Well, you know, the Afghan people have been suffering from continual war. As you pointed out, they’re taking more than 10,000 civilian and military and police casualties every year. Those are killed in action, not just wounded. You know, so suffering. And here’s this promise: If you’ll just release these 5,000, we’ll get those peace negotiations going, and a reduction in violence will follow.

So, Ashraf Ghani finally capitulated. He released all 5,000, using a traditional assembly to endorse the decision. And what happened? There was no reduction in violence. The talks sort of began in that a delegation arrived to negotiate, but nothing happened. The Taliban refused to negotiate about anything. And they just sat there for months doing nothing. And meanwhile, the war intensified. The violence got worse.

So, you know, people blame the Afghans for their contributions to this disaster. And we all know that this Islamic Republic government was deeply flawed in many respects. But when you look at the pressure that the United States put on its junior partner, its supposed ally, to undertake this prisoner release, on the basis of promises that turned out to be completely false, you know, it’s hard not to sympathize with the anger that Afghans feel about that episode.

AMY GOODMAN: And we’re going to talk about the humanitarian crisis in a minute. Steve Coll, we want to thank you for being with us, staff writer for The New Yorker magazine, also dean of the Colombia Journalism School.
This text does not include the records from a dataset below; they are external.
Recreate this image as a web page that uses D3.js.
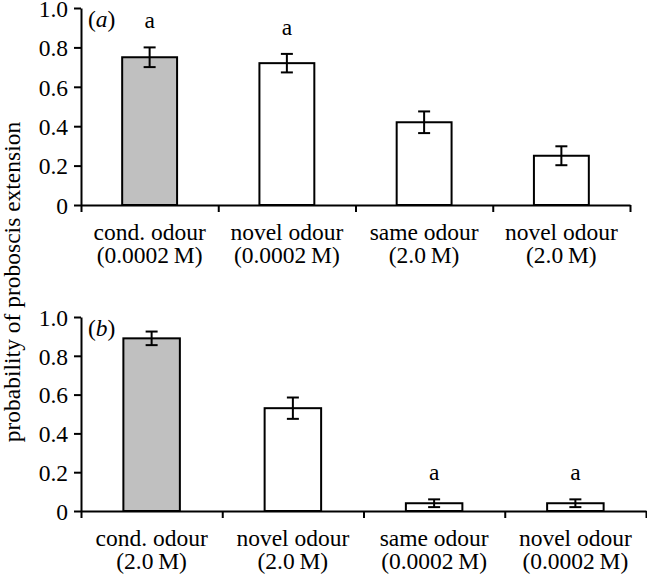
<!DOCTYPE html>
<html>
<head>
<meta charset="utf-8">
<script src="https://cdn.jsdelivr.net/npm/d3@7"></script>
<style>
  body { margin: 0; background: #fff; }
  svg { display: block; }
  svg text { font-family: "Liberation Serif", "Times New Roman", Times, serif !important; fill: #000; }
</style>
</head>
<body>
<svg width="647" height="576"></svg>
<script>
// panel (a)
var catsA = [["cond. odour", "(0.0002\u2009M)"], ["novel odour", "(0.0002\u2009M)"], ["same odour", "(2.0\u2009M)"], ["novel odour", "(2.0\u2009M)"]];
var valsA = [0.75, 0.72, 0.42, 0.25];
var errA = [0.05, 0.047, 0.055, 0.048];
var letA = ["a", "a", "", ""];

// panel (b)
var catsB = [["cond. odour", "(2.0\u2009M)"], ["novel odour", "(2.0\u2009M)"], ["same odour", "(0.0002\u2009M)"], ["novel odour", "(0.0002\u2009M)"]];
var valsB = [0.89, 0.53, 0.04, 0.04];
var errB = [0.035, 0.055, 0.02, 0.02];
var letB = ["", "", "a", "a"];

var yTicks = [0, 0.2, 0.4, 0.6, 0.8, 1.0];
var fills = ["#c0c0c0", "#fff", "#fff", "#fff"];

var svg = d3.select("svg");
var fs = 23.5;

function drawPanel(tag, cats, vals, errs, lets, box) {
	var g = svg.append("g");
	var idx = d3.range(cats.length);

	var x = d3.scaleBand().domain(idx).range([box.left, box.right]).paddingInner(0.6).paddingOuter(0.3);
	var xEdge = d3.scaleLinear().domain([0, cats.length]).range([box.left, box.right]);
	var y = d3.scaleLinear().domain([0, 1]).range([box.bottom, box.top]);

	// bars
	g.selectAll(".bar").data(idx).enter().append("rect")
		.attr("x", function(i) { return x(i); })
		.attr("y", function(i) { return y(vals[i]); })
		.attr("width", x.bandwidth())
		.attr("height", function(i) { return y(0) - y(vals[i]); })
		.attr("fill", function(i) { return fills[i]; })
		.attr("stroke", "#000")
		.attr("stroke-width", 2);

	// error bars
	var cap = 6;
	idx.forEach(function(i) {
		var cx = x(i) + x.bandwidth() / 2;
		var e = g.append("g").attr("stroke", "#000").attr("stroke-width", 2);
		e.append("line").attr("x1", cx).attr("x2", cx)
			.attr("y1", y(vals[i] + errs[i])).attr("y2", y(vals[i] - errs[i]));
		e.append("line").attr("x1", cx - cap).attr("x2", cx + cap)
			.attr("y1", y(vals[i] + errs[i])).attr("y2", y(vals[i] + errs[i]));
		e.append("line").attr("x1", cx - cap).attr("x2", cx + cap)
			.attr("y1", y(vals[i] - errs[i])).attr("y2", y(vals[i] - errs[i]));
		if (lets[i]) {
			g.append("text").attr("x", cx).attr("y", y(vals[i] + errs[i]) - 19)
				.attr("text-anchor", "middle").style("font-size", fs + "px").text(lets[i]);
		}
	});

	// y axis
	var yAxis = g.append("g")
		.attr("transform", "translate(" + box.left + ",0)")
		.call(d3.axisLeft(y).tickValues(yTicks).tickSize(7).tickSizeOuter(0).tickPadding(6)
			.tickFormat(function(d) { return d === 0 ? "0" : d3.format(".1f")(d); }));
	yAxis.attr("font-family", null);
	yAxis.selectAll("text").style("font-size", fs + "px").attr("dy", "0.35em");

	// x axis with ticks at category edges
	var xAxis = g.append("g")
		.attr("transform", "translate(0," + box.bottom + ")")
		.call(d3.axisBottom(xEdge).tickValues(d3.range(cats.length + 1)).tickSize(7).tickSizeOuter(0).tickFormat(""));

	[yAxis, xAxis].forEach(function(a) {
		a.select(".domain").attr("stroke-width", 2);
		a.selectAll(".tick line").attr("stroke-width", 2);
	});

	// category labels, one text per line
	[0, 1].forEach(function(line) {
		g.selectAll(".cat" + line).data(idx).enter().append("text")
			.attr("text-anchor", "middle")
			.style("font-size", fs + "px")
			.attr("x", function(i) { return x(i) + x.bandwidth() / 2; })
			.attr("y", box.bottom + 35 + line * 23)
			.text(function(i) { return cats[i][line]; });
	});

	// panel tag
	var t = g.append("text").attr("x", box.left + 7).attr("y", box.top + 19).style("font-size", fs + "px");
	t.append("tspan").text("(");
	t.append("tspan").style("font-style", "italic").text(tag);
	t.append("tspan").text(")");
}

drawPanel("a", catsA, valsA, errA, letA, { left: 81, right: 630, top: 8, bottom: 205 });
drawPanel("b", catsB, valsB, errB, letB, { left: 81, right: 646, top: 317, bottom: 511 });

// shared y label
svg.append("text")
	.attr("text-anchor", "middle")
	.attr("transform", "translate(20,282)rotate(-90)")
	.style("font-size", fs + "px")
	.text("probability of proboscis extension");
</script>
</body>
</html>
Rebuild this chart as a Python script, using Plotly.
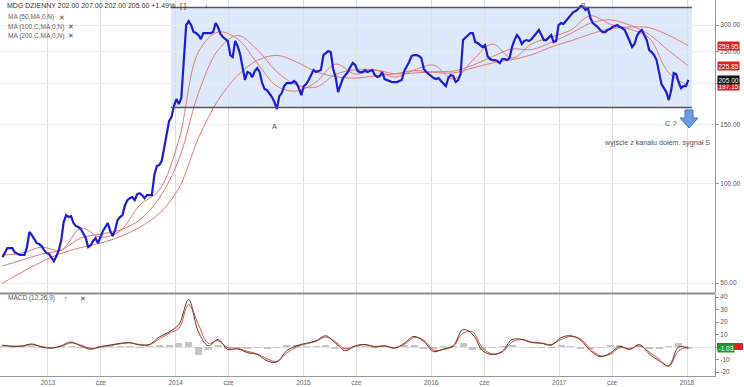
import math
import pandas as pd
import plotly.graph_objects as go

# ---------------- DATA ----------------
price_dates = pd.date_range("2012-08-24", periods=281, freq="7D")
close = [59.9, 62.0, 63.8, 63.8, 63.8, 62.0, 61.2, 60.8, 60.8, 60.8,
         64.2, 71.3, 69.8, 67.9, 66.0, 65.6, 64.7, 62.9, 61.6, 61.2,
         59.9, 58.3, 60.3, 62.9, 67.4, 76.4, 80.2, 79.1, 79.6, 75.9,
         74.3, 73.8, 72.8, 70.3, 68.4, 64.2, 65.1, 66.9, 68.4, 66.0,
         69.3, 71.8, 73.8, 75.9, 71.8, 69.3, 72.3, 77.5, 79.1, 80.2,
         85.9, 89.0, 90.2, 90.9, 89.0, 92.8, 93.4, 92.1, 90.2, 92.1,
         92.1, 92.1, 105.9, 112.7, 113.5, 116.7, 127.7, 139.8, 154.0, 158.4,
         170.9, 179.5, 173.3, 180.7, 243.6, 300.0, 308.4, 300.0, 285.8, 283.8,
         279.9, 272.2, 283.8, 283.8, 283.8, 283.8, 285.8, 304.1, 295.9, 281.8,
         276.0, 272.2, 268.5, 243.6, 240.3, 268.5, 259.3, 245.3, 224.2, 204.8,
         216.5, 215.0, 209.1, 218.0, 222.6, 216.5, 200.6, 192.4, 191.0, 187.1,
         182.0, 175.8, 167.4, 183.2, 187.1, 196.4, 200.6, 200.6, 200.6, 203.4,
         200.6, 193.7, 184.5, 196.4, 199.2, 204.8, 212.0, 219.5, 216.5, 218.0,
         219.5, 243.6, 247.0, 250.5, 248.8, 221.1, 209.1, 188.4, 197.8, 207.7,
         212.0, 216.5, 224.2, 230.5, 227.3, 218.0, 216.5, 216.5, 219.5, 216.5,
         218.0, 219.5, 212.0, 209.1, 210.6, 216.5, 206.2, 204.8, 203.4, 202.0,
         202.0, 202.0, 203.4, 204.8, 218.0, 224.2, 232.1, 242.0, 243.6, 243.6,
         242.0, 238.6, 221.1, 216.5, 213.5, 210.6, 207.7, 206.2, 207.7, 203.4,
         199.2, 196.4, 207.7, 212.0, 210.6, 202.0, 204.8, 213.5, 270.3, 274.1,
         278.0, 283.8, 283.8, 266.6, 264.8, 261.1, 257.5, 261.1, 242.0, 237.0,
         235.3, 235.3, 233.7, 230.5, 237.0, 237.0, 235.3, 238.6, 257.5, 270.3,
         279.9, 274.1, 263.0, 268.5, 270.3, 268.5, 272.2, 278.0, 283.8, 289.8,
         279.9, 270.3, 270.3, 276.0, 279.9, 266.6, 268.5, 300.0, 304.1, 302.1,
         308.4, 314.9, 323.8, 328.3, 330.6, 335.2, 342.2, 339.9, 332.9, 337.5,
         314.9, 304.1, 300.0, 295.9, 289.8, 285.8, 285.8, 289.8, 291.8, 295.9,
         297.9, 300.0, 295.9, 293.8, 289.8, 279.9, 268.5, 257.5, 263.0, 278.0,
         285.8, 289.8, 278.0, 270.3, 252.2, 248.8, 243.6, 235.3, 216.5, 199.2,
         193.7, 188.4, 178.2, 191.0, 215.0, 213.5, 202.0, 193.7, 196.4, 196.4,
         205.0]

ma_dates = pd.date_range("2012-08-24", periods=36, freq="56D")
ma50 = [60.8, 61.6, 64.2, 62.9, 73.3, 68.8, 71.8, 85.9, 95.4, 135.0,
        248.8, 285.8, 272.2, 230.4, 196.4, 189.7, 202.0, 228.8, 213.5, 219.5,
        209.1, 219.5, 227.2, 206.2, 235.2, 263.0, 238.5, 263.0, 276.0, 289.8,
        320.0, 302.1, 291.8, 274.1, 215.0, 197.15]
ma100 = [56.3, 58.7, 61.2, 62.9, 68.4, 70.3, 72.3, 77.5, 90.2, 118.0,
         187.0, 252.0, 279.0, 253.0, 217.0, 198.0, 195.0, 213.0, 220.0, 220.0,
         214.0, 215.0, 217.0, 218.0, 227.0, 241.0, 254.0, 253.0, 266.0, 283.0,
         304.0, 311.0, 300.0, 281.0, 251.0, 225.85]
ma200 = [50.0, 54.0, 58.0, 61.5, 64.0, 66.0, 69.0, 73.7, 81.1, 96.6,
         136.9, 178.0, 211.3, 234.6, 243.0, 232.3, 217.0, 209.7, 207.5, 210.8,
         213.8, 218.5, 216.0, 215.2, 222.7, 230.7, 236.0, 244.0, 257.7, 268.9,
         281.7, 292.6, 295.9, 294.6, 279.2, 259.95]

macd_dates = pd.date_range("2012-08-24", periods=71, freq="28D")
macd = [1.5, 0.5, 0.8, 2.4, 0.0, -1.0, 1.0, 4.0, 0.8, -1.8,
        0.3, 1.6, 2.9, 3.5, 1.6, 2.0, 8.0, 12.0, 18.0, 38.0,
        12.0, 1.0, 6.0, -2.0, -1.5, -4.5, -6.0, -11.0, -12.0, -3.0,
        1.0, 3.0, 5.0, 9.0, 3.0, -3.0, 1.0, 2.0, 0.0, 1.0,
        -1.0, 3.0, 8.5, 4.5, -3.7, -1.5, 1.0, 14.0, 10.0, -3.0,
        -6.0, -3.5, 6.0, 6.0, 3.5, 3.0, 1.5, 7.5, 9.0, 5.5,
        -3.0, -7.7, -5.0, 0.5, -2.0, 2.0, -5.5, -11.0, -15.0, 0.0,
        -1.03]
signal = [1.2, 0.8, 0.7, 1.8, 0.5, -0.6, 0.6, 3.2, 1.5, -1.2,
          -0.2, 1.2, 2.5, 3.3, 2.0, 1.9, 6.5, 11.0, 15.0, 34.0,
          18.0, 3.0, 5.0, -0.5, -1.0, -3.5, -5.5, -9.5, -11.5, -5.0,
          0.0, 2.5, 4.5, 8.0, 4.0, -1.5, 0.5, 1.8, 0.5, 0.8,
          -0.5, 2.0, 7.5, 5.5, -2.5, -2.0, 0.5, 11.0, 12.0, -1.0,
          -5.5, -4.0, 4.0, 6.0, 4.0, 3.2, 2.0, 6.0, 8.5, 6.5,
          -1.5, -7.0, -6.0, -0.5, -1.5, 1.0, -4.0, -9.5, -15.5, -3.0,
          0.3]
hist = [m - s for m, s in zip(macd, signal)]

x_tickvals = ["2013-01-01", "2013-06-01", "2014-01-01", "2014-06-01", "2015-01-01",
              "2015-06-01", "2016-01-01", "2016-06-01", "2017-01-01", "2017-06-01",
              "2018-01-01"]
x_ticktext = ["2013", "cze", "2014", "cze", "2015", "cze", "2016", "cze", "2017", "cze", "2018"]
y_tickvals = [50, 100, 150, 200, 250, 300]
y_ticktext = ["50.00", "100.00", "150.00", "", "250.00", "300.00"]
macd_tickvals = [-20, -10, 0, 10, 20, 30, 40]
macd_ticktext = ["-20", "-10", "", "10", "20", "30", "40"]

channel = dict(x0="2013-12-18", x1="2018-01-15", top=338.7, bottom=169.4)

# ---------------- FIGURE ----------------
FONT = "Liberation Sans, Arial, sans-serif"
W, H = 744, 387
ML, MR, MT, MB = 0, 29, 0, 11
PW, PH = W - ML - MR, H - MT - MB


def px(x):
    return x / PW


def py(y):
    return 1 - y / PH


fig = go.Figure()

for ma in (ma200, ma100, ma50):
    fig.add_trace(go.Scatter(x=ma_dates, y=ma, mode="lines",
                             line=dict(color="#e07a70", width=1, shape="spline"),
                             xaxis="x", yaxis="y", hoverinfo="skip"))
fig.add_trace(go.Scatter(x=price_dates, y=close, mode="lines", line=dict(color="#1c1cd0", width=2.2),
                         xaxis="x", yaxis="y"))

fig.add_trace(go.Bar(x=macd_dates, y=hist, marker=dict(color="#c4c4c4", line=dict(width=0)),
                     width=20 * 24 * 3600 * 1000, xaxis="x2", yaxis="y2"))
fig.add_trace(go.Scatter(x=macd_dates, y=signal, mode="lines", line=dict(color="#e0503c", width=1, shape="spline"),
                         xaxis="x2", yaxis="y2"))
fig.add_trace(go.Scatter(x=macd_dates, y=macd, mode="lines", line=dict(color="#5a3b2a", width=1, shape="spline"),
                         xaxis="x2", yaxis="y2"))

xrange = ["2012-08-17", "2018-03-22"]
main_dom = [py(293), 1]
macd_dom = [0, py(294)]

fig.update_layout(
    width=W, height=H,
    margin=dict(l=ML, r=MR, t=MT, b=MB),
    paper_bgcolor="white", plot_bgcolor="white",
    showlegend=False,
    font=dict(family=FONT, size=7, color="#555"),
    bargap=0,
    xaxis=dict(domain=[0, 1], anchor="y", type="date", range=xrange, tickvals=x_tickvals,
               showticklabels=False, showgrid=True, gridcolor="#dedede", gridwidth=1, zeroline=False,
               showline=False),
    xaxis2=dict(domain=[0, 1], anchor="y2", type="date", range=xrange, matches="x", tickvals=x_tickvals,
                ticktext=x_ticktext, showgrid=True, gridcolor="#dedede", gridwidth=1,
                showline=True, linecolor="#999", linewidth=1, ticks="", ticklen=0,
                tickfont=dict(family=FONT, size=6.5, color="#666")),
    yaxis=dict(domain=main_dom, anchor="x", type="log", side="right",
               range=[math.log10(46.7), math.log10(357)], tickvals=y_tickvals, ticktext=y_ticktext,
               showgrid=True, gridcolor="#ececec", zeroline=False, showline=True, linecolor="#999",
               ticks="outside", ticklen=3, tickcolor="#999",
               tickfont=dict(family=FONT, size=6.5, color="#555")),
    yaxis2=dict(domain=macd_dom, anchor="x2", side="right", range=[-23.2, 42.4],
                tickvals=macd_tickvals, ticktext=macd_ticktext, showgrid=False,
                zeroline=True, zerolinecolor="#e4e4e4", zerolinewidth=1,
                showline=True, linecolor="#999", ticks="outside", ticklen=3, tickcolor="#999",
                tickfont=dict(family=FONT, size=6.5, color="#555")),
)

# channel (shapes on a log axis take data values)
fig.add_shape(type="rect", xref="x", yref="y", x0=channel["x0"], x1=channel["x1"],
              y0=channel["bottom"], y1=channel["top"],
              fillcolor="rgba(170,200,245,0.40)", line=dict(width=0), layer="below")
for lvl in (channel["top"], channel["bottom"]):
    fig.add_shape(type="line", xref="x", yref="y", x0=channel["x0"], x1=channel["x1"],
                  y0=lvl, y1=lvl, line=dict(color="#555", width=1.5))

# panel separator
fig.add_shape(type="line", xref="paper", yref="paper", x0=0, x1=1, y0=py(293.5), y1=py(293.5),
              line=dict(color="#8c8c8c", width=2))

# blue down arrow
pts = [(685, 110), (693, 110), (693, 118), (698, 118), (689, 128), (680, 118), (685, 118)]
path = "M " + " L ".join(f"{px(a):.5f},{py(b):.5f}" for a, b in pts) + " Z"
fig.add_shape(type="path", xref="paper", yref="paper", path=path,
              fillcolor="#6e9be0", line=dict(color="#4a72b8", width=1))

# signal-value tag mostly hidden behind the MACD tag
fig.add_shape(type="rect", xref="paper", yref="paper", x0=px(717), x1=px(743), y0=py(350), y1=py(343),
              fillcolor="#e0201c", line=dict(width=0))


def txt(x, y, s, size=7, color="#444", anchor="left"):
    fig.add_annotation(xref="paper", yref="paper", x=px(x), y=py(y), text=s, showarrow=False,
                       xanchor=anchor, yanchor="middle", font=dict(family=FONT, size=size, color=color))


txt(5, 6, "MDG DZIENNY 202.00 207.00 202.00 205.00 +1.49%", size=7, color="#333")
txt(178, 6, "[ ]", size=7, color="#333")
txt(202, 6, "↓", size=8, color="#333")
txt(6, 17, "MA (50,MA,0,N)", size=6.5, color="#666")
txt(57, 17, "✕", size=7, color="#444")
txt(6, 27, "MA (100,C,MA,0,N)", size=6.5, color="#666")
txt(66, 27, "✕", size=7, color="#444")
txt(6, 36, "MA (200,C,MA,0,N)", size=6.5, color="#666")
txt(66, 36, "✕", size=7, color="#444")
txt(6, 298, "MACD (12,26,9)", size=6.5, color="#555")
txt(62, 298, "↑", size=7, color="#444")
txt(78, 298, "✕", size=7, color="#444")

txt(274, 127, "A", size=7.5, color="#555", anchor="center")
txt(583, 5, "B", size=7, color="#555", anchor="center")
txt(671, 124, "C ?", size=7.5, color="#555", anchor="center")
txt(657, 142, "wyjście z kanału dołem. sygnał S", size=7.2, color="#555", anchor="center")


def vlabel(yref, yval, s, bg):
    fig.add_annotation(xref="paper", yref=yref, x=1, y=yval, xanchor="left", yanchor="middle",
                       xshift=2, text=s, showarrow=False, bgcolor=bg, borderpad=0.5,
                       font=dict(family=FONT, size=6.5, color="white"))


vlabel("y", math.log10(ma200[-1]), f"{ma200[-1]:.2f}", "#e0201c")
vlabel("y", math.log10(ma100[-1]), f"{ma100[-1]:.2f}", "#e0201c")
vlabel("y", math.log10(ma50[-1]), f"{ma50[-1]:.2f}", "#e0201c")
vlabel("y", math.log10(close[-1]), f"{close[-1]:.2f}", "#111111")
vlabel("y2", macd[-1], f"{macd[-1]:.2f}", "#1f9a2a")

fig.write_html("out.html")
We’ll link to your new piece with Adam Entous headlined “The Secret History of the U.S. Diplomatic Failure in Afghanistan.” Steve Coll is author of the Pulitzer-Prize winning book Ghost Wars: The Secret History of the CIA, Afghanistan, and Bin Laden, from the Soviet Invasion to September 10, 2001 and, most recently, Directorate S: The C.I.A. and America’s Secret Wars in Afghanistan and Pakistan.